Researchers unearth lost Andy Warhol computer art
All of the Microsoft Paint doodles that you created in the 1980s have been lost to the ages, and in all likelihood, nobody much cares. But that’s just because you’re not Andy Warhol. When New York artist Cory Arcangel recently learned that Warhol had experimented with art-making on an Amiga 1000—a 1985 computer with graphics capabilities that outclassed other PCs of the era—he cared very much indeed.
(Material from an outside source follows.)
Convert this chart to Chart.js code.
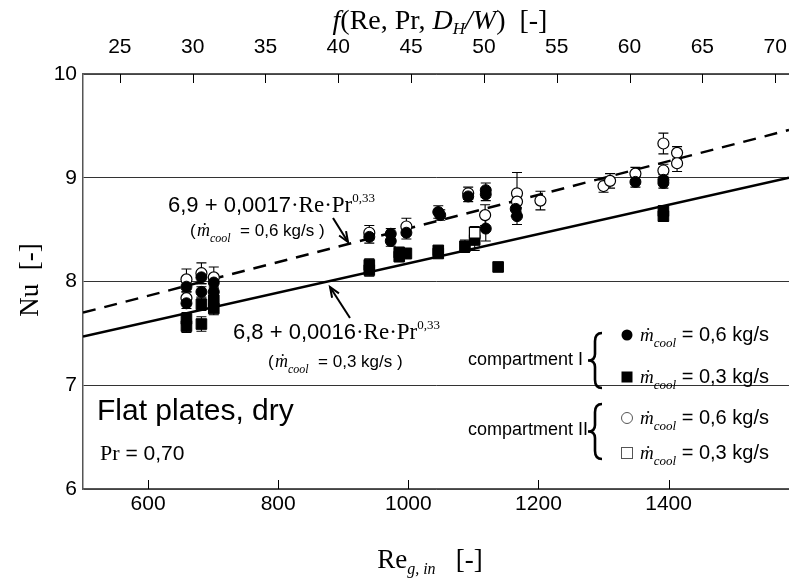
<!DOCTYPE html>
<html><head><meta charset="utf-8">
<script src="https://cdn.jsdelivr.net/npm/chart.js@4.4.1/dist/chart.umd.min.js"></script>
<style>html,body{margin:0;padding:0;background:#fff;overflow:hidden}#wrap{width:792px;height:581px;overflow:hidden}</style>
</head><body><div id="wrap"><canvas id="c" width="801" height="581"></canvas></div>
<script>
// ---- data ----
const reTicks = [600, 800, 1000, 1200, 1400];
const fTicks = [25, 30, 35, 40, 45, 50, 55, 60, 65, 70];
const nuTicks = [6, 7, 8, 9, 10];

// compartment I, m_cool = 0,6 kg/s (filled circles)
const fcRe  = [659, 659, 682, 682, 701, 701, 940, 973, 973, 997, 1046, 1049, 1092, 1119, 1119, 1119, 1165, 1167, 1349, 1392, 1392];
const fcNu  = [7.95, 7.79, 8.04, 7.90, 7.99, 7.90, 8.43, 8.46, 8.39, 8.47, 8.67, 8.64, 8.82, 8.88, 8.84, 8.51, 8.70, 8.63, 8.96, 8.98, 8.95];
const fcErr = [0.05, 0.05, 0.06, 0.05, 0.06, 0.05, 0.06, 0.05, 0.05, 0.06, 0.06, 0.05, 0.05, 0.07, 0.06, 0.12, 0.07, 0.08, 0.05, 0.05, 0.05];

// compartment II, m_cool = 0,6 kg/s (open circles)
const ocRe  = [659, 659, 682, 701, 940, 997, 1092, 1118, 1167, 1167, 1203, 1300, 1310, 1349, 1392, 1392, 1413, 1413];
const ocNu  = [8.02, 7.84, 8.08, 8.04, 8.47, 8.53, 8.85, 8.64, 8.85, 8.77, 8.78, 8.92, 8.97, 9.04, 9.33, 9.07, 9.24, 9.14];
const ocErr = [0.10, 0.06, 0.10, 0.10, 0.07, 0.08, 0.06, 0.10, 0.20, 0.10, 0.09, 0.06, 0.07, 0.06, 0.10, 0.06, 0.06, 0.08];

// compartment I, m_cool = 0,3 kg/s (filled squares)
const fsRe  = [659, 659, 682, 682, 701, 701, 940, 940, 986, 986, 997, 1046, 1046, 1087, 1102, 1138, 1392, 1392];
const fsNu  = [7.64, 7.57, 7.78, 7.59, 7.82, 7.74, 8.16, 8.11, 8.28, 8.24, 8.27, 8.30, 8.27, 8.34, 8.40, 8.14, 8.68, 8.63];
const fsErr = [0.06, 0.06, 0.06, 0.07, 0.08, 0.06, 0.06, 0.06, 0.05, 0.05, 0.05, 0.04, 0.04, 0.06, 0.10, 0.04, 0.05, 0.05];

// compartment II, m_cool = 0,3 kg/s (open squares)
const osRe  = [1102];
const osNu  = [8.47];
const osErr = [0.06];

// correlations
const corrRe = [500, 1585];
const corr06Nu = [7.70, 9.46];
const corr03Nu = [7.47, 9.00];

// ---- helpers ----
const SANS = "'Liberation Sans', Arial, sans-serif";
const SERIF = "'Liberation Serif', 'Times New Roman', serif";
const pts = (xs, ys) => xs.map((x, i) => ({x: x, y: ys[i]}));

function drawRich(ctx, x, y, parts, align) {
  let total = 0;
  parts.forEach(p => { ctx.font = p.f; p.w = ctx.measureText(p.t).width; total += p.w; });
  let cx = align === 'center' ? x - total / 2 : (align === 'right' ? x - total : x);
  ctx.textAlign = 'left';
  parts.forEach(p => { ctx.font = p.f; ctx.fillText(p.t, cx, y + (p.dy || 0)); cx += p.w; });
}
function brace(ctx, x, y0, y1, w) {
  const ym = (y0 + y1) / 2, xm = x + w / 2, h = y1 - y0;
  ctx.beginPath();
  ctx.moveTo(x + w, y0);
  ctx.quadraticCurveTo(xm, y0, xm, y0 + h * 0.15);
  ctx.lineTo(xm, ym - h * 0.12);
  ctx.quadraticCurveTo(xm, ym, x, ym);
  ctx.quadraticCurveTo(xm, ym, xm, ym + h * 0.12);
  ctx.lineTo(xm, y1 - h * 0.15);
  ctx.quadraticCurveTo(xm, y1, x + w, y1);
  ctx.stroke();
}
function arrow(ctx, x0, y0, x1, y1) {
  ctx.beginPath(); ctx.moveTo(x0, y0); ctx.lineTo(x1, y1); ctx.stroke();
  const a = Math.atan2(y1 - y0, x1 - x0), L = 11, s = 0.38;
  ctx.beginPath();
  ctx.moveTo(x1 - L * Math.cos(a - s), y1 - L * Math.sin(a - s));
  ctx.lineTo(x1, y1);
  ctx.lineTo(x1 - L * Math.cos(a + s), y1 - L * Math.sin(a + s));
  ctx.stroke();
}
function mcool(ctx, x, y, rest, size, restSize) {
  drawRich(ctx, x, y, [
    {t: 'ṁ', f: 'italic ' + size + 'px ' + SERIF},
    {t: 'cool', f: 'italic ' + Math.round(size * 0.68) + 'px ' + SERIF, dy: 6},
    {t: rest, f: (restSize || size - 1) + 'px ' + SANS}
  ], 'left');
}

const errorBars = {
  id: 'errorBars',
  beforeDatasetsDraw(chart) {
    const ctx = chart.ctx, xs = chart.scales.x, ys = chart.scales.y;
    ctx.save();
    ctx.strokeStyle = '#000'; ctx.lineWidth = 1.1;
    chart.data.datasets.forEach(ds => {
      if (!ds.err) return;
      ds.data.forEach((p, i) => {
        const px = xs.getPixelForValue(p.x);
        const yt = ys.getPixelForValue(p.y + ds.err[i]);
        const yb = ys.getPixelForValue(p.y - ds.err[i]);
        ctx.beginPath();
        ctx.moveTo(px, yt); ctx.lineTo(px, yb);
        ctx.moveTo(px - 5, yt); ctx.lineTo(px + 5, yt);
        ctx.moveTo(px - 5, yb); ctx.lineTo(px + 5, yb);
        ctx.stroke();
      });
    });
    ctx.restore();
  }
};

const decor = {
  id: 'decor',
  afterDraw(chart) {
    const ctx = chart.ctx, ca = chart.chartArea;
    const xs = chart.scales.x, x2 = chart.scales.x2;
    ctx.save();
    ctx.fillStyle = '#000'; ctx.strokeStyle = '#000';
    // inward tick marks
    ctx.lineWidth = 1;
    fTicks.forEach(v => { const px = Math.round(x2.getPixelForValue(v)) + 0.5; ctx.beginPath(); ctx.moveTo(px, ca.top); ctx.lineTo(px, ca.top + 9); ctx.stroke(); });
    reTicks.forEach(v => { const px = Math.round(xs.getPixelForValue(v)) + 0.5; ctx.beginPath(); ctx.moveTo(px, ca.bottom); ctx.lineTo(px, ca.bottom - 9); ctx.stroke(); });

    ctx.textBaseline = 'alphabetic';
    // axis titles
    drawRich(ctx, 440, 29, [
      {t: 'f', f: 'italic 28px ' + SERIF},
      {t: '(Re, Pr, ', f: '28px ' + SERIF},
      {t: 'D', f: 'italic 28px ' + SERIF},
      {t: 'H', f: 'italic 17px ' + SERIF, dy: 5},
      {t: '/W', f: 'italic 28px ' + SERIF},
      {t: ')  [-]', f: '28px ' + SERIF}
    ], 'center');
    drawRich(ctx, 430, 568, [
      {t: 'Re', f: '27px ' + SERIF},
      {t: 'g, in', f: 'italic 16px ' + SERIF, dy: 6},
      {t: '   [-]', f: '27px ' + SERIF}
    ], 'center');
    ctx.save();
    ctx.translate(38, 280); ctx.rotate(-Math.PI / 2);
    drawRich(ctx, 0, 0, [{t: 'Nu  [-]', f: '27px ' + SERIF}], 'center');
    ctx.restore();

    // correlation labels
    drawRich(ctx, 168, 212, [
      {t: '6,9 + 0,0017', f: '22px ' + SANS},
      {t: '·Re·Pr', f: '23px ' + SERIF},
      {t: '0,33', f: '13px ' + SERIF, dy: -10}
    ], 'left');
    drawRich(ctx, 190, 236, [{t: '(', f: '17px ' + SANS}], 'left');
    mcool(ctx, 197, 236, '  = 0,6 kg/s )', 18);
    drawRich(ctx, 233, 339, [
      {t: '6,8 + 0,0016', f: '22px ' + SANS},
      {t: '·Re·Pr', f: '23px ' + SERIF},
      {t: '0,33', f: '13px ' + SERIF, dy: -10}
    ], 'left');
    drawRich(ctx, 268, 367, [{t: '(', f: '17px ' + SANS}], 'left');
    mcool(ctx, 275, 367, '  = 0,3 kg/s )', 18);
    ctx.lineWidth = 2;
    arrow(ctx, 333, 218, 348, 242);
    arrow(ctx, 350, 318, 330, 287);

    // box label
    drawRich(ctx, 97, 420, [{t: 'Flat plates, dry', f: '30px ' + SANS}], 'left');
    drawRich(ctx, 100, 460, [{t: 'Pr', f: '22px ' + SERIF}, {t: ' = 0,70', f: '21px ' + SANS}], 'left');

    // legend
    ctx.textBaseline = 'middle';
    drawRich(ctx, 468, 360, [{t: 'compartment I', f: '18px ' + SANS}], 'left');
    drawRich(ctx, 468, 430, [{t: 'compartment II', f: '18px ' + SANS}], 'left');
    ctx.lineWidth = 2.6;
    brace(ctx, 588, 333, 388, 14);
    brace(ctx, 588, 404, 459, 14);
    ctx.beginPath(); ctx.arc(627, 335, 5.5, 0, Math.PI * 2); ctx.fill();
    ctx.fillRect(621.5, 371.5, 11, 11);
    ctx.lineWidth = 1; ctx.strokeStyle = '#555';
    ctx.beginPath(); ctx.arc(627, 418, 5.5, 0, Math.PI * 2); ctx.stroke();
    ctx.strokeRect(621.5, 447.5, 11, 11);
    ctx.textBaseline = 'alphabetic';
    mcool(ctx, 640, 341, ' = 0,6 kg/s', 19, 20);
    mcool(ctx, 640, 383, ' = 0,3 kg/s', 19, 20);
    mcool(ctx, 640, 424, ' = 0,6 kg/s', 19, 20);
    mcool(ctx, 640, 459, ' = 0,3 kg/s', 19, 20);
    ctx.restore();
  }
};

const tickFont = {family: SANS, size: 21};
const plain = v => String(v);

new Chart(document.getElementById('c'), {
  type: 'scatter',
  data: {
    datasets: [
      {label: 'I 0,6', data: pts(fcRe, fcNu), err: fcErr, pointStyle: 'circle', pointRadius: 5.5, backgroundColor: '#000', borderColor: '#000', borderWidth: 1, order: 1},
      {label: 'II 0,6', data: pts(ocRe, ocNu), err: ocErr, pointStyle: 'circle', pointRadius: 5.5, backgroundColor: '#fff', borderColor: '#000', borderWidth: 1.2, order: 2},
      {label: 'I 0,3', data: pts(fsRe, fsNu), err: fsErr, pointStyle: 'rect', pointRadius: 7.5, backgroundColor: '#000', borderColor: '#000', borderWidth: 1, order: 3},
      {label: 'II 0,3', data: pts(osRe, osNu), err: osErr, pointStyle: 'rect', pointRadius: 7.5, backgroundColor: '#fff', borderColor: '#000', borderWidth: 1.2, order: 0},
      {label: 'corr 0,6', data: pts(corrRe, corr06Nu), showLine: true, pointRadius: 0, borderColor: '#000', borderWidth: 2.5, borderDash: [13, 9], order: 10},
      {label: 'corr 0,3', data: pts(corrRe, corr03Nu), showLine: true, pointRadius: 0, borderColor: '#000', borderWidth: 2.5, order: 11}
    ]
  },
  options: {
    responsive: false, animation: false, devicePixelRatio: 1,
    layout: {padding: 0},
    plugins: {legend: {display: false}, tooltip: {enabled: false}},
    scales: {
      x: {
        type: 'linear', position: 'bottom', min: 500, max: 1585,
        afterBuildTicks: s => { s.ticks = reTicks.map(v => ({value: v})); },
        afterFit: s => { s.height = 92; },
        grid: {display: false, drawTicks: false},
        border: {display: true, color: '#555', width: 1.5},
        ticks: {font: tickFont, color: '#000', padding: 3, callback: plain}
      },
      x2: {
        type: 'linear', position: 'top', min: 22.47, max: 70.95,
        afterBuildTicks: s => { s.ticks = fTicks.map(v => ({value: v})); },
        afterFit: s => { s.height = 74; },
        grid: {display: false, drawTicks: false},
        border: {display: true, color: '#555', width: 1.5},
        ticks: {font: tickFont, color: '#000', padding: 14, callback: plain}
      },
      y: {
        type: 'linear', min: 6, max: 10,
        afterBuildTicks: s => { s.ticks = nuTicks.map(v => ({value: v})); },
        afterFit: s => { s.width = 83; },
        grid: {color: '#333', lineWidth: 1, drawTicks: false},
        border: {display: true, color: '#555', width: 1.5},
        ticks: {font: tickFont, color: '#000', padding: 6, callback: plain}
      }
    }
  },
  plugins: [errorBars, decor]
});
</script>
</body></html>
So with the permission of the Andy Warhol museum, Arcangel recruited members of Carnegie Mellon’s Computer Club and other experts to examine a decrepit stack of floppies for remnants of the pop artist’s work.
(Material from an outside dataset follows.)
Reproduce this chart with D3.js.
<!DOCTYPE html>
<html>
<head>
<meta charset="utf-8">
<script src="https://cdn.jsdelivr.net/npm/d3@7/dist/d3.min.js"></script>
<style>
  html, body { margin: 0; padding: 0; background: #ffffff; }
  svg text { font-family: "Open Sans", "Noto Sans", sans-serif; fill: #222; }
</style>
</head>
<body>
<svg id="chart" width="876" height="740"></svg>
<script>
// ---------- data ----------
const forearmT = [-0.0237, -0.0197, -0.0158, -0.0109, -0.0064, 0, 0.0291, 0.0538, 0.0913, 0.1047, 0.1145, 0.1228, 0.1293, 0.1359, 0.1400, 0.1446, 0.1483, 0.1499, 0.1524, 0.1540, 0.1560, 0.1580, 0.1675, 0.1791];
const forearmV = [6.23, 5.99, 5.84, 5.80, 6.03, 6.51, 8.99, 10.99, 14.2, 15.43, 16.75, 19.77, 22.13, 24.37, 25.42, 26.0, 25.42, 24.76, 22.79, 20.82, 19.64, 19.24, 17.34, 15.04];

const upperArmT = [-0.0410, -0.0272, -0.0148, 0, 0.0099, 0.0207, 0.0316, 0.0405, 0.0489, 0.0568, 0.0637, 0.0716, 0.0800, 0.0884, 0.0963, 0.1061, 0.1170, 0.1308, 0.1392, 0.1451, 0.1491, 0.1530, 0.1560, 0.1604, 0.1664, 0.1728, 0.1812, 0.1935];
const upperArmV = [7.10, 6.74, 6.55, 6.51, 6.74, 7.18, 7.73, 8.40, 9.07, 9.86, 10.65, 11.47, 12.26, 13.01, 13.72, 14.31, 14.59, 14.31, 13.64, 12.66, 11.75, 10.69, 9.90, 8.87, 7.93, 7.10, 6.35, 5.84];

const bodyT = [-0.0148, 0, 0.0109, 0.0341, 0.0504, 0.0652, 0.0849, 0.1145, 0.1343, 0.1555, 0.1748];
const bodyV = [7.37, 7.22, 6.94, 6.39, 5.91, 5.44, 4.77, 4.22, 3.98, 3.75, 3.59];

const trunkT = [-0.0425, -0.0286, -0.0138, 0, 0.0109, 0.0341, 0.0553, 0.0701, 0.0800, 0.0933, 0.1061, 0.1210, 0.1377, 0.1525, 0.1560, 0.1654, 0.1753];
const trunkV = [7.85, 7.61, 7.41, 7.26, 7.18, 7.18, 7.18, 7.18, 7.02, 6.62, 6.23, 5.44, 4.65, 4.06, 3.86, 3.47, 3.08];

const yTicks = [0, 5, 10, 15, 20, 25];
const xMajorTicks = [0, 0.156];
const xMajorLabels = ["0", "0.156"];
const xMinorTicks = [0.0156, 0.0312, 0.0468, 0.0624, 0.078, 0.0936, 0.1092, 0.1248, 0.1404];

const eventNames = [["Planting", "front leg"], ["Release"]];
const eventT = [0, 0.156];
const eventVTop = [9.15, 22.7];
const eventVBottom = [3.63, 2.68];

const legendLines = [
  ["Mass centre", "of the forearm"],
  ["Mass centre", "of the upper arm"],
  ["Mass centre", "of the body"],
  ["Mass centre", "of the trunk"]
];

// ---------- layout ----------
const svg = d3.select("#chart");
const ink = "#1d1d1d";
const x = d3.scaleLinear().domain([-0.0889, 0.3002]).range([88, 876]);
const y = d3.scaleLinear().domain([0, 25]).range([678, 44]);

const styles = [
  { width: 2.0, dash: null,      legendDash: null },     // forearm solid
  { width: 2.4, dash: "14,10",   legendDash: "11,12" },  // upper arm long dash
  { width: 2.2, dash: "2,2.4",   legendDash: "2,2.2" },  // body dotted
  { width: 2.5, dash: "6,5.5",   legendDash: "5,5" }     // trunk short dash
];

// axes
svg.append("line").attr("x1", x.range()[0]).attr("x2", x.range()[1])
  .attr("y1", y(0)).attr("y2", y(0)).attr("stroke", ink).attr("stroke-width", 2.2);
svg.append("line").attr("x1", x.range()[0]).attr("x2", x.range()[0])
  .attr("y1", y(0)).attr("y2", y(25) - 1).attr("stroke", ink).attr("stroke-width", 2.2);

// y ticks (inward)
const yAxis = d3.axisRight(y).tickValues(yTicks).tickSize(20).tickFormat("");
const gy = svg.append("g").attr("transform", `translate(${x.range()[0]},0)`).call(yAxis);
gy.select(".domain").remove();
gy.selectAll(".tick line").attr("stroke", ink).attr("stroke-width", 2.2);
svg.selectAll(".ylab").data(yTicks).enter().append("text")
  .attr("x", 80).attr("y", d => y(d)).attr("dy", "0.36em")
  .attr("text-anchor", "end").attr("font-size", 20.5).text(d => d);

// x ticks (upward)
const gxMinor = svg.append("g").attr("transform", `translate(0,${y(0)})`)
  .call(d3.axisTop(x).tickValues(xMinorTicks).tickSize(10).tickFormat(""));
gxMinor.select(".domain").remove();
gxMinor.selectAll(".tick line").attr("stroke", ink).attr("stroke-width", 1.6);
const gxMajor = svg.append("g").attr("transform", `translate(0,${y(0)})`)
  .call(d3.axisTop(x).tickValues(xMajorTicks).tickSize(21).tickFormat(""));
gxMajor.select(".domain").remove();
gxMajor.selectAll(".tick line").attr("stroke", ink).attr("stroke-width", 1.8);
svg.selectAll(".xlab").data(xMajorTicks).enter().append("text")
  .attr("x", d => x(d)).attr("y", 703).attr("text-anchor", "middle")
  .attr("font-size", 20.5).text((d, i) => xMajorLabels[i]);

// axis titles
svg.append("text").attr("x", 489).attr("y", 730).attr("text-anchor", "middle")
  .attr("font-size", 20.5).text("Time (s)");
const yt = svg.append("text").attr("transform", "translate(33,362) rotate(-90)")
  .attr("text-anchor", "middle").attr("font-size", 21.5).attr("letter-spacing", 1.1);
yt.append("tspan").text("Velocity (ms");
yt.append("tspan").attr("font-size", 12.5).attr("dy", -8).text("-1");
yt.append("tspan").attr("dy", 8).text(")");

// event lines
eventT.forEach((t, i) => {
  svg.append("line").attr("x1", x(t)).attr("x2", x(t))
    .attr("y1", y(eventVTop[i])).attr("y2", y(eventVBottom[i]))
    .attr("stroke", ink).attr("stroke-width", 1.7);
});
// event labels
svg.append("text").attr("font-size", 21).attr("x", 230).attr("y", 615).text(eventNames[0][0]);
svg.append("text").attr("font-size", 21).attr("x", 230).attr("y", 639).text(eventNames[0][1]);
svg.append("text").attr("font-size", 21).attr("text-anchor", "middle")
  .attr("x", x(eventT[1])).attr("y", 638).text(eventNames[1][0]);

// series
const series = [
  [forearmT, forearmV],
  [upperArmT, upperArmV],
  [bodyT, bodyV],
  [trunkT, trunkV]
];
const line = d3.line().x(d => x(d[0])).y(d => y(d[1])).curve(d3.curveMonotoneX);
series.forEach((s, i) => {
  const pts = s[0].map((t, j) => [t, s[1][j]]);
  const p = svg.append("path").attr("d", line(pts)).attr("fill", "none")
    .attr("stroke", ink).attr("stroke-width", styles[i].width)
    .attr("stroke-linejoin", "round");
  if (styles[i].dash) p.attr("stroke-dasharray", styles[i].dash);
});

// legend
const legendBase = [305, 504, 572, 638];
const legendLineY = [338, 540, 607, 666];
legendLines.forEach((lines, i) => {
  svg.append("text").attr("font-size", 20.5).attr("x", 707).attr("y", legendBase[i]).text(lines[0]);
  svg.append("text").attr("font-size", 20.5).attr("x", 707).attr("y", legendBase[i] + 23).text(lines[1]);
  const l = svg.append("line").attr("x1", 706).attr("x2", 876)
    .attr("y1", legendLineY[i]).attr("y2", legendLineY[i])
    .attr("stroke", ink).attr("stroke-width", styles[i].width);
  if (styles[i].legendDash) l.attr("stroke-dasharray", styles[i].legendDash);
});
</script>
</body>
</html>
In their search, the Carnegie Mellon team members discovered that, rather than using blank floppies, Warhol simply saved his work on application disks that were lying around—his penchant for reappropriation extended even to the realm of data, apparently. Sifting through those scattered floppies almost 30 years later was a complex and touchy task, with disks so fragile that even attempting to read them could destroy them. But with patience, the forensic experts hit paydirt, as a Carnegie Mellon press release explains:
It was not known in advance whether any of Warhol’s imagery existed on the floppy disks—nearly all of which were system and application diskettes onto which, the team later discovered, Warhol had saved his own data. Reviewing the disks’ directory listings, the team’s initial excitement on seeing promising filenames like “campbells.pic” and “marilyn1.pic” quickly turned to dismay, when it emerged that the files were stored in a completely unknown file format, unrecognized by any utility. Soon afterwards, however, the Club’s forensics experts had reverse-engineered the unfamiliar format, unveiling 28 never-before-seen digital images that were judged to be in Warhol’s style by the AWM’s experts. At least eleven of these images featured Warhol’s signature.
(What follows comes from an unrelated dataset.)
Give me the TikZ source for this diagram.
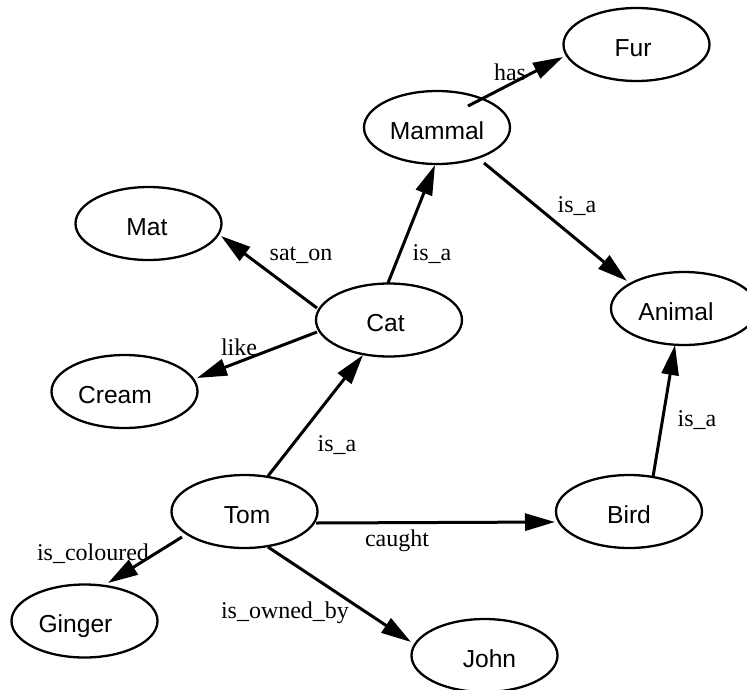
\documentclass[tikz,border=0pt]{standalone}
\usepackage{fontspec}
\setmainfont{Liberation Serif}
\newfontfamily\nodesans{Liberation Sans}
\usetikzlibrary{arrows.meta,shapes.geometric,calc}
\begin{document}
\begin{tikzpicture}[x=1pt,y=-1pt,
  concept/.style={ellipse,draw,line width=2.3pt,minimum width=146pt,minimum height=73pt,inner sep=0pt,
    font=\nodesans\fontsize{24.6}{28}\selectfont,text height=23pt,text depth=0pt},
  rel/.style={line width=3pt,-{Triangle[length=30pt,width=17pt]}},
  lbl/.style={anchor=base,inner sep=0pt,font=\fontsize{24}{28}\selectfont}]
\useasboundingbox (0,0) rectangle (747,689);
% concepts
\node[concept] (fur)    at (636.5,44.5)  {\hspace*{-7pt}Fur};
\node[concept] (mammal) at (437,127.5)   {Mammal};
\node[concept] (mat)    at (148.5,223.5) {\hspace*{-3pt}Mat};
\node[concept] (cat)    at (389,320)     {\hspace*{-7pt}Cat};
\node[concept] (animal) at (684,308.5)   {\hspace*{-16pt}Animal};
\node[concept] (cream)  at (124.5,391.5) {\hspace*{-19pt}Cream};
\node[concept] (tom)    at (244.5,511.5) {\hspace*{5pt}Tom};
\node[concept] (bird)   at (629,511.5)   {Bird};
\node[concept] (ginger) at (84.5,621)    {\hspace*{-18pt}Ginger};
\node[concept] (john)   at (484.5,655.5) {\hspace*{10pt}John};
% relations
\draw[rel] ($(mammal)+(31,-21.5)$) -- ($(fur)+(-73.5,12.5)$);
\draw[rel] ($(mammal)+(47,35.5)$) -- ($(animal)+(-57,-27.5)$);
\draw[rel] ($(cat)+(-1,-37)$) -- ($(mammal)+(-2,37.5)$);
\draw[rel] ($(cat)+(-72,-12)$) -- ($(mat)+(72.5,12.5)$);
\draw[rel] ($(cat)+(-72,12)$) -- ($(cream)+(72.5,-13.5)$);
\draw[rel] ($(tom)+(23.5,-35.5)$) -- ($(cat)+(-26,35)$);
\draw[rel] ($(tom)+(71.5,11.5)$) -- ($(bird)+(-74,10.5)$);
\draw[rel] ($(tom)+(-62.5,25.5)$) -- ($(ginger)+(23.5,-38)$);
\draw[rel] ($(tom)+(23.5,35.5)$) -- ($(john)+(-73.5,-13.5)$);
\draw[rel] ($(bird)+(24,-34.5)$) -- ($(animal)+(-9,36.5)$);
% labels
\node[lbl] (l1)  at (510,80)    {has};
\node[lbl] (l2)  at (577,212)   {is\_a};
\node[lbl] (l3)  at (432,260)   {is\_a};
\node[lbl] (l4)  at (301,260)   {sat\_on};
\node[lbl] (l5)  at (239,355)   {like};
\node[lbl] (l6)  at (337,451.5) {is\_a};
\node[lbl] (l7)  at (397,546)   {caught};
\node[lbl] (l8)  at (93,560)    {is\_coloured};
\node[lbl] (l9)  at (285,618)   {is\_owned\_by};
\node[lbl] (l10) at (697,426.5) {is\_a};
\end{tikzpicture}
\end{document}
The Warhol Museum released three of those 28 images: a self-portrait, a Campbell’s soup can sketch, and a three-eyed Venus. A Boing Boing commenter noted that while Botticelli’s The Birth Of Venus was a favorite Warhol subject, the base image was probably created by computer illustrator Avril Harrison—note the “A.H.” signature. Warhol likely added the whimsical third eye, which Carnegie Mellon somewhat preciously describes as an “amazing” act of “copy-paste collage.” (Where’s the fawning press release for the inspired lasso-tool pastiche technique of our own Sean O’Neal?)
Warhol, who died in 1987, was an early adopter of the Amiga. He even appeared at the computer’s unveiling event to create a portrait of Deborah Harry, which is the most 1985 moment in recorded history.